Designed in the 1950s by the then Motherwell and Wishaw Burgh Council to alleviate an acute housing shortage in the area, Coltness is just one of Wishaw's post-war planned housing developments, known locally as "schemes". The other areas of Gowkthrapple, Pather, West Crindledyke, Wishawhill and Greenhead, were all designed according to very different templates.
Coltness was designed as mix of both "back and front door" housing stock and low density flatted accommodation, with lots of open green space. It was built on land which had previously been marshy woodland with some minor mining operations.
Evidence of earlier mining operations are still visible, including a small slag heap in a woodland just off Kilmeny Crescent and abandoned shafts in the woodland to the east of the suburb. Some larger buildings in the suburb are reported to be suffering from minor structural problems.

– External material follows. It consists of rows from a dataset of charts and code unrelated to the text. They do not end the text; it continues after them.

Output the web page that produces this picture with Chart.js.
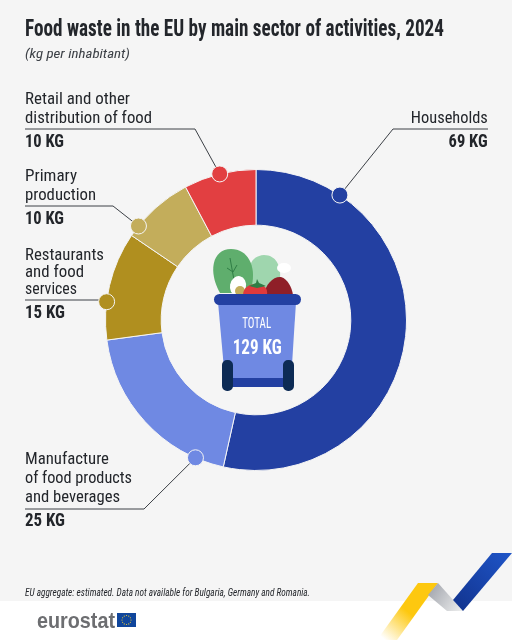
<!DOCTYPE html>
<html>
<head>
<meta charset="utf-8">
<script src="https://cdn.jsdelivr.net/npm/chart.js@4/dist/chart.umd.min.js"></script>
<style>
  html, body { margin: 0; padding: 0; background: #fff; }
  #wrap { position: relative; width: 512px; height: 640px; overflow: hidden; font-family: "Liberation Sans Narrow", "Roboto Condensed", "DejaVu Sans Condensed", sans-serif; color: #23262b; }
  #chart { position: absolute; left: 0; top: 0; }
  .t { position: absolute; white-space: nowrap; line-height: 1; }
</style>
</head>
<body>
<div id="wrap"><canvas id="chart" width="512" height="640" style="width:512px;height:640px"></canvas></div>
<script>
const categories = ['Households', 'Manufacture of food products and beverages', 'Restaurants and food services', 'Primary production', 'Retail and other distribution of food'];
const values = [69, 25, 15, 10, 10];
const colors = ['#2340a2', '#6f89e3', '#b08f1f', '#c3ad5b', '#e23f41'];

// where the marker sits along each slice, and the elbow of its leader line
const dotAlong = [0.176, 0.16, 0.35, 0.16, 0.5];
const leaders = [
    [[488, 129], [393, 129]],
    [[25, 509], [144, 509]],
    [[25, 300], [100, 300]],
    [[25, 206], [113, 206]],
    [[25, 129], [195, 129]]
];

const background = '#f5f5f5';

function drawBin(ctx) {
    // leaves
    ctx.fillStyle = '#9fd6ae';
    ctx.beginPath();
    ctx.moveTo(250, 293);
    ctx.bezierCurveTo(246, 268, 250, 256, 264, 255);
    ctx.bezierCurveTo(276, 255, 281, 266, 280, 278);
    ctx.lineTo(272, 293);
    ctx.fill();

    ctx.fillStyle = '#5fae6d';
    ctx.beginPath();
    ctx.moveTo(220, 293);
    ctx.bezierCurveTo(208, 272, 212, 249, 231, 249);
    ctx.bezierCurveTo(248, 249, 256, 266, 252, 285);
    ctx.lineTo(249, 293);
    ctx.fill();
    ctx.strokeStyle = '#2f7d45';
    ctx.lineWidth = 1;
    ctx.beginPath();
    ctx.moveTo(230, 258);
    ctx.lineTo(234, 280);
    ctx.moveTo(227, 268);
    ctx.lineTo(233, 272);
    ctx.lineTo(237, 265);
    ctx.stroke();

    ctx.fillStyle = '#ffffff';
    ctx.beginPath();
    ctx.ellipse(284, 268, 7, 5, 0, 0, Math.PI * 2);
    ctx.fill();
    ctx.beginPath();
    ctx.ellipse(238, 286, 8, 10, 0.2, 0, Math.PI * 2);
    ctx.fill();
    ctx.fillStyle = '#c3ad5b';
    ctx.beginPath();
    ctx.arc(240, 291, 5, 0, Math.PI * 2);
    ctx.fill();

    // meat and tomato
    ctx.fillStyle = '#8f1f28';
    ctx.beginPath();
    ctx.moveTo(264, 295);
    ctx.bezierCurveTo(265, 284, 274, 276, 281, 277);
    ctx.bezierCurveTo(288, 279, 292, 288, 293, 295);
    ctx.fill();
    ctx.fillStyle = '#e03a3c';
    ctx.beginPath();
    ctx.moveTo(243, 295);
    ctx.bezierCurveTo(243, 287, 250, 284, 257, 284);
    ctx.bezierCurveTo(264, 284, 268, 288, 267, 295);
    ctx.fill();
    ctx.fillStyle = '#2f7d45';
    ctx.beginPath();
    ctx.moveTo(249, 286);
    ctx.lineTo(256, 283);
    ctx.lineTo(257, 279);
    ctx.lineTo(259, 283);
    ctx.lineTo(266, 286);
    ctx.lineTo(257, 288);
    ctx.fill();

    // bin body
    ctx.fillStyle = '#6f89e3';
    ctx.beginPath();
    ctx.moveTo(218, 302);
    ctx.lineTo(296, 302);
    ctx.lineTo(291, 380);
    ctx.lineTo(225, 380);
    ctx.fill();
    ctx.fillStyle = '#2340a2';
    ctx.fillRect(232, 378, 52, 9);
    ctx.beginPath();
    ctx.roundRect(214, 294, 87, 11, 5.5);
    ctx.fill();

    // wheels
    ctx.fillStyle = '#0d2b55';
    ctx.beginPath();
    ctx.roundRect(222, 360, 11, 31, 5);
    ctx.roundRect(283, 360, 11, 31, 5);
    ctx.fill();
}

function drawFooter(ctx) {
    ctx.fillStyle = '#ffffff';
    ctx.fillRect(0, 601, 512, 39);

    const yellow = ctx.createLinearGradient(428, 590, 385, 640);
    yellow.addColorStop(0, '#fdc80f');
    yellow.addColorStop(0.45, '#fdc80f');
    yellow.addColorStop(1, 'rgba(253,200,15,0)');
    ctx.fillStyle = yellow;
    ctx.beginPath();
    ctx.moveTo(418, 583);
    ctx.lineTo(438, 583);
    ctx.lineTo(397, 640);
    ctx.lineTo(377, 640);
    ctx.fill();

    const grey = ctx.createLinearGradient(432, 590, 462, 610);
    grey.addColorStop(0, '#a9acb3');
    grey.addColorStop(1, '#eceded');
    ctx.fillStyle = grey;
    ctx.beginPath();
    ctx.moveTo(438, 583);
    ctx.lineTo(463, 611);
    ctx.lineTo(447, 611);
    ctx.lineTo(428, 595);
    ctx.fill();

    const blue = ctx.createLinearGradient(512, 553, 458, 611);
    blue.addColorStop(0, '#1f55c8');
    blue.addColorStop(1, '#12348f');
    ctx.fillStyle = blue;
    ctx.beginPath();
    ctx.moveTo(492, 553);
    ctx.lineTo(512, 553);
    ctx.lineTo(463, 611);
    ctx.lineTo(453, 600);
    ctx.fill();

    // EU flag
    ctx.fillStyle = '#10469c';
    ctx.fillRect(117, 613, 19, 14);
    ctx.fillStyle = '#f5d033';
    for (let i = 0; i < 12; i++) {
        const a = i * Math.PI / 6;
        ctx.beginPath();
        ctx.arc(126.5 + Math.cos(a) * 4.5, 620 + Math.sin(a) * 4.5, 0.6, 0, Math.PI * 2);
        ctx.fill();
    }
}

const sceneryPlugin = {
    id: 'scenery',
    beforeDraw(chart) {
        const ctx = chart.ctx;
        ctx.save();
        ctx.fillStyle = background;
        ctx.fillRect(0, 0, 512, 640);
        drawFooter(ctx);
        ctx.restore();
    },
    afterDraw(chart) {
        const ctx = chart.ctx;
        ctx.save();
        drawBin(ctx);

        chart.getDatasetMeta(0).data.forEach((arc, i) => {
            const a = arc.startAngle + (arc.endAngle - arc.startAngle) * dotAlong[i];
            const x = arc.x + Math.cos(a) * arc.outerRadius;
            const y = arc.y + Math.sin(a) * arc.outerRadius;

            ctx.strokeStyle = '#3c4046';
            ctx.lineWidth = 1;
            ctx.beginPath();
            ctx.moveTo(leaders[i][0][0], leaders[i][0][1]);
            ctx.lineTo(leaders[i][1][0], leaders[i][1][1]);
            ctx.lineTo(x, y);
            ctx.stroke();

            ctx.fillStyle = colors[i];
            ctx.strokeStyle = '#f5f5f5';
            ctx.lineWidth = 1;
            ctx.beginPath();
            ctx.arc(x, y, 8, 0, Math.PI * 2);
            ctx.fill();
            ctx.stroke();
        });
        ctx.restore();
    }
};

new Chart(document.getElementById('chart'), {
    type: 'doughnut',
    data: {
        labels: categories,
        datasets: [{
            data: values,
            backgroundColor: colors,
            borderColor: background,
            borderWidth: 1
        }]
    },
    options: {
        responsive: false,
        animation: false,
        cutout: '63%',
        layout: { padding: { top: 169, bottom: 169, left: 105, right: 105 } },
        plugins: {
            legend: { display: false },
            tooltip: { enabled: false }
        }
    },
    plugins: [sceneryPlugin]
});

// text: [string, x, top, size, width it has to fill, extra css]
const texts = [
    ['Food waste in the EU by main sector of activities, 2024', 25, 17, 23, 419, 'font-weight:700'],
    ['(kg per inhabitant)', 25, 47, 13, 105, 'font-style:italic;color:#3c4046'],
    ['Retail and other', 25, 90, 17, 105, ''],
    ['distribution of food', 25, 109, 17, 127, ''],
    ['10 KG', 25, 132, 18, 39, 'font-weight:700'],
    ['Households', 488, 109, 17, 77, 'text-align:right'],
    ['69 KG', 488, 132, 18, 39, 'font-weight:700;text-align:right'],
    ['Primary', 25, 167, 17, 52, ''],
    ['production', 25, 186, 17, 71, ''],
    ['10 KG', 25, 209, 18, 39, 'font-weight:700'],
    ['Restaurants', 25, 246, 17, 79, ''],
    ['and food', 25, 263, 17, 59, ''],
    ['services', 25, 280, 17, 52, ''],
    ['15 KG', 25, 303, 18, 40, 'font-weight:700'],
    ['Manufacture', 25, 450, 17, 84, ''],
    ['of food products', 25, 469, 17, 107, ''],
    ['and beverages', 25, 488, 17, 95, ''],
    ['25 KG', 25, 511, 18, 40, 'font-weight:700'],
    ['TOTAL', 257, 316, 15, 29, 'text-align:center;color:#fff'],
    ['129 KG', 257, 337, 21, 49, 'text-align:center;color:#fff;font-weight:700'],
    ['EU aggregate: estimated. Data not available for Bulgaria, Germany and Romania.', 25, 587, 11, 285, 'font-style:italic'],
    ['eurostat', 37, 610, 22, 78, 'font-family:\'Liberation Sans\',sans-serif;font-weight:700;color:#6d6e71']
];

const wrap = document.getElementById('wrap');
texts.forEach(([str, x, top, size, fill, css]) => {
    const el = document.createElement('div');
    el.className = 't';
    el.textContent = str;
    const right = css.includes('text-align:right');
    const center = css.includes('text-align:center');
    el.style.cssText = 'top:' + top + 'px;font-size:' + size + 'px;' + css;
    wrap.appendChild(el);

    // no condensed face is installed that fits, so squeeze to the measured width
    const natural = el.getBoundingClientRect().width;
    const left = right ? x - natural : center ? x - natural / 2 : x;
    el.style.left = left + 'px';
    el.style.transformOrigin = right ? '100% 50%' : center ? '50% 50%' : '0 50%';
    el.style.transform = 'scaleX(' + (fill / natural) + ')';
});
</script>
</body>
</html>
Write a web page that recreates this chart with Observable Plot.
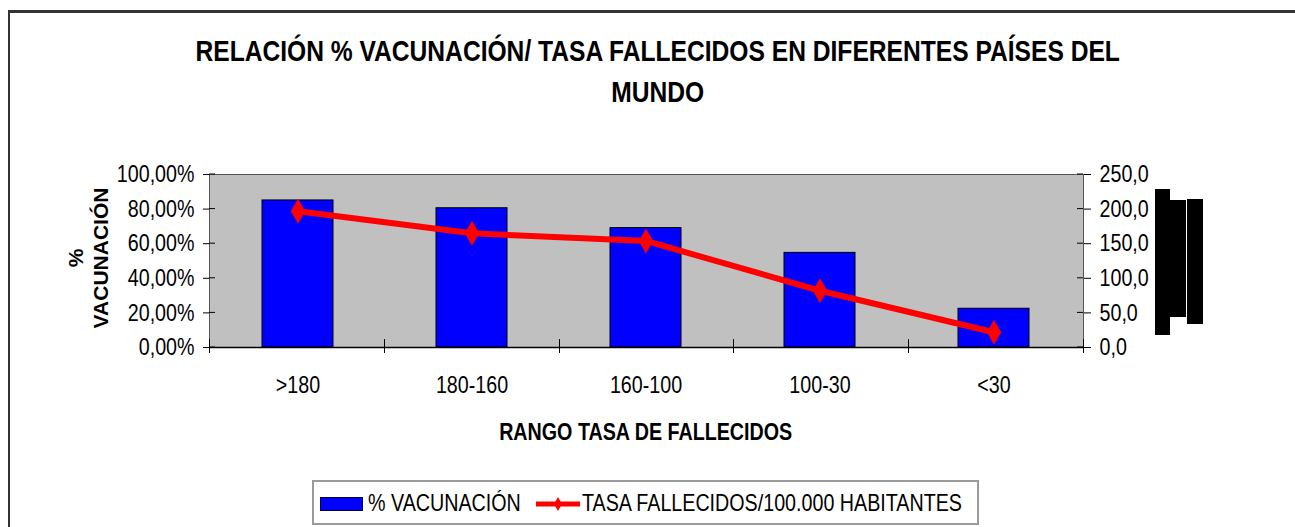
<!DOCTYPE html>
<html>
<head>
<meta charset="utf-8">
<script src="https://cdn.jsdelivr.net/npm/d3@7"></script>
<script src="https://cdn.jsdelivr.net/npm/@observablehq/plot@0.6"></script>
<style>
  html, body { margin: 0; padding: 0; background: #fff; }
  #wrap { position: relative; width: 1295px; height: 527px; overflow: hidden; background: #fff;
          font-family: "Liberation Sans", Arial, sans-serif; color: #000; }
  #border { position: absolute; left: 8px; top: 10px; width: 1400px; height: 600px;
            border-left: 2px solid #333; border-top: 3px solid #333; box-sizing: border-box; }
  .nar { display: inline-block; transform: scaleX(0.82); white-space: nowrap; }
  #title { position: absolute; left: 10px; top: 30px; width: 1295px; text-align: center;
           font-weight: bold; font-size: 30px; line-height: 41px; }
  #title .nar { transform-origin: 50% 50%; }
  #chart { position: absolute; left: 0; top: 150px; }
  #ytitle { position: absolute; left: -12px; top: 233px; width: 200px; height: 50px; text-align: center;
            font-weight: bold; font-size: 21px; line-height: 25px; transform: rotate(-90deg); }
  #xtitle { position: absolute; left: 0; width: 1295px; top: 417px; text-align: center;
            font-weight: bold; font-size: 24px; line-height: 30px; }
  #xtitle .nar { transform-origin: 50% 50%; margin-left: -3px; }
  #legend { position: absolute; left: 312px; top: 480px; width: 667px; height: 45px; box-sizing: border-box;
            border: 2px solid #9a9a9a; font-size: 24px; }
  #legend .sw1 { position: absolute; left: 6px; top: 15px; width: 43px; height: 14px; background: #0000ff;
                 border: 1px solid #000033; box-sizing: border-box; }
  #legend .t1, #legend .t2 { position: absolute; top: 6px; line-height: 30px; transform-origin: 0 50%; }
  #legend .t1 { left: 54px; }
  #legend .sw2 { position: absolute; left: 221px; top: 10px; }
  #legend .t2 { left: 268px; }
  .blk { position: absolute; background: #000; }
</style>
</head>
<body>
<div id="wrap">
  <div id="border"></div>
  <div id="title"></div>
  <div id="chart"></div>
  <div id="ytitle"></div>
  <div id="xtitle"></div>
  <div id="legend"></div>
  <div class="blk" style="left:1155px;top:189px;width:15px;height:146px"></div>
  <div class="blk" style="left:1170px;top:200px;width:16px;height:117px"></div>
  <div class="blk" style="left:1187px;top:199px;width:16px;height:125px"></div>
</div>
<script>
// ---- data ----
const titleLines = ["RELACIÓN % VACUNACIÓN/ TASA FALLECIDOS EN DIFERENTES PAÍSES DEL", "MUNDO"];
const categories = [">180", "180-160", "160-100", "100-30", "<30"];
const vacunacion = [85.0, 80.5, 69.0, 54.7, 22.4];      // % vacunación (left axis)
const tasaFallecidos = [197, 165, 154, 82, 22];          // tasa fallecidos /100.000 hab (right axis)
const leftTicks = [0, 20, 40, 60, 80, 100];
const rightTicks = [0, 50, 100, 150, 200, 250];
const rightMax = 250;
const yTitleLines = ["%", "VACUNACIÓN"];
const xTitle = "RANGO TASA DE FALLECIDOS";
const legendLabels = ["% VACUNACIÓN", "TASA FALLECIDOS/100.000 HABITANTES"];

const data = categories.map((c, i) => ({cat: c, vac: vacunacion[i], tasa: tasaFallecidos[i], tasaScaled: tasaFallecidos[i] / rightMax * 100}));

// ---- text ----
document.getElementById("title").innerHTML = `<span class="nar">${titleLines.join("<br>")}</span>`;
document.getElementById("ytitle").innerHTML = yTitleLines.join("<br>");
document.getElementById("xtitle").innerHTML = `<span class="nar">${xTitle}</span>`;
document.getElementById("legend").innerHTML =
  `<div class="sw1"></div><div class="t1 nar">${legendLabels[0]}</div>` +
  `<svg class="sw2" width="46" height="24"><line x1="1" x2="45" y1="12" y2="12" stroke="#ff0000" stroke-width="5"/>` +
  `<path d="M23,5 L27,12 L23,19 L19,12 Z" fill="#ff0000"/></svg>` +
  `<div class="t2 nar">${legendLabels[1]}</div>`;

const comma = (s) => s.replace(".", ",");

function extraTicks(index, scales, values, dim) {
  const g = d3.create("svg:g").attr("stroke", "#000").attr("stroke-width", 1).attr("fill", "none");
  const x0 = dim.marginLeft, x1 = dim.width - dim.marginRight;
  const yb = dim.height - dim.marginBottom;
  const n = categories.length;
  for (let i = 0; i <= n; i++) {
    const x = Math.round(x0 + i * (x1 - x0) / n) + 0.5;
    g.append("line").attr("x1", x).attr("x2", x).attr("y1", yb - 8).attr("y2", yb + 6);
  }
  for (const t of leftTicks) {
    const y = scales.y(t);
    g.append("line").attr("x1", x0).attr("x2", x0 + 6).attr("y1", y).attr("y2", y);
    g.append("line").attr("x1", x1 - 6).attr("x2", x1).attr("y1", y).attr("y2", y);
  }
  return g.node();
}

const chart = Plot.plot({
  width: 1295,
  height: 310,
  marginTop: 24,
  marginBottom: 113,
  marginLeft: 209,
  marginRight: 212,
  style: {fontFamily: '"Liberation Sans", Arial, sans-serif', fontSize: "24px", color: "#000", background: "transparent"},
  x: {type: "band", domain: categories, paddingInner: 0.59, paddingOuter: 0.295, align: 0.5, label: null},
  y: {domain: [0, 100], label: null},
  marks: [
    Plot.frame({fill: "#c0c0c0", stroke: "#555"}),
    Plot.barY(data, {x: "cat", y: "vac", fill: "#0000ff", stroke: "#000", strokeWidth: 1}),
    Plot.ruleY([0], {stroke: "#000", strokeWidth: 1.5}),
    Plot.axisX({tickSize: 0, tickPadding: 28, fontSize: 24, label: null}),
    Plot.axisY(leftTicks, {anchor: "left", tickSize: 6, tickPadding: 9, fontSize: 24, tickFormat: d => comma(d.toFixed(2)) + "%", label: null}),
    Plot.axisY(rightTicks.map(t => t / rightMax * 100), {anchor: "right", tickSize: 7, tickPadding: 9, fontSize: 24, tickFormat: d => comma((d / 100 * rightMax).toFixed(1)), label: null}),
    extraTicks,
    Plot.line(data, {x: "cat", y: "tasaScaled", stroke: "#ff0000", strokeWidth: 6, strokeLinejoin: "round"}),
    Plot.dot(data, {x: "cat", y: "tasaScaled", symbol: "diamond", r: 7.6, fill: "#ff0000", stroke: "none"})
  ]
});

// condense the axis text horizontally (the reference uses a narrow face)
chart.querySelectorAll("text").forEach(t => {
  const x = +t.getAttribute("x") || 0, y = +t.getAttribute("y") || 0;
  const tr = t.getAttribute("transform") || "";
  t.setAttribute("transform", `${tr} translate(${x},${y}) scale(0.82,1) translate(${-x},${-y})`);
});
document.getElementById("chart").appendChild(chart);
</script>
</body>
</html>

History of Coltness Estate and Coltness House
The area was originally part of the extensive estates of the Somervilles of Cambusnethan. Their lands, which stretched to the River Clyde, were sold off to pay debts. Coltness was purchased by Sir James Stewart, later Lord Provost of Edinburgh, in 1653; the 18th century economist James Steuart (Denham) lived here. The estate remained in the hands of his son, General Sir James Steuart Denham; the trustees of the general's estate sold it in 1840 to the Houldsworths, a family of newly wealthy industrialists, who lived in the imposing Coltness House until the 1950s. The mansion then became a residential school run by Barnardo's until the late 1970s when it was used briefly as a refugee resettlement centre for Vietnamese Boat People. The building lay empty for several years, was badly vandalised and severely damaged in a fire. It was eventually demolished in the early 1980s to make way for the Woodlandsgate estate built by Barratt Homes. The former stables of Coltness House were retained and converted to flats.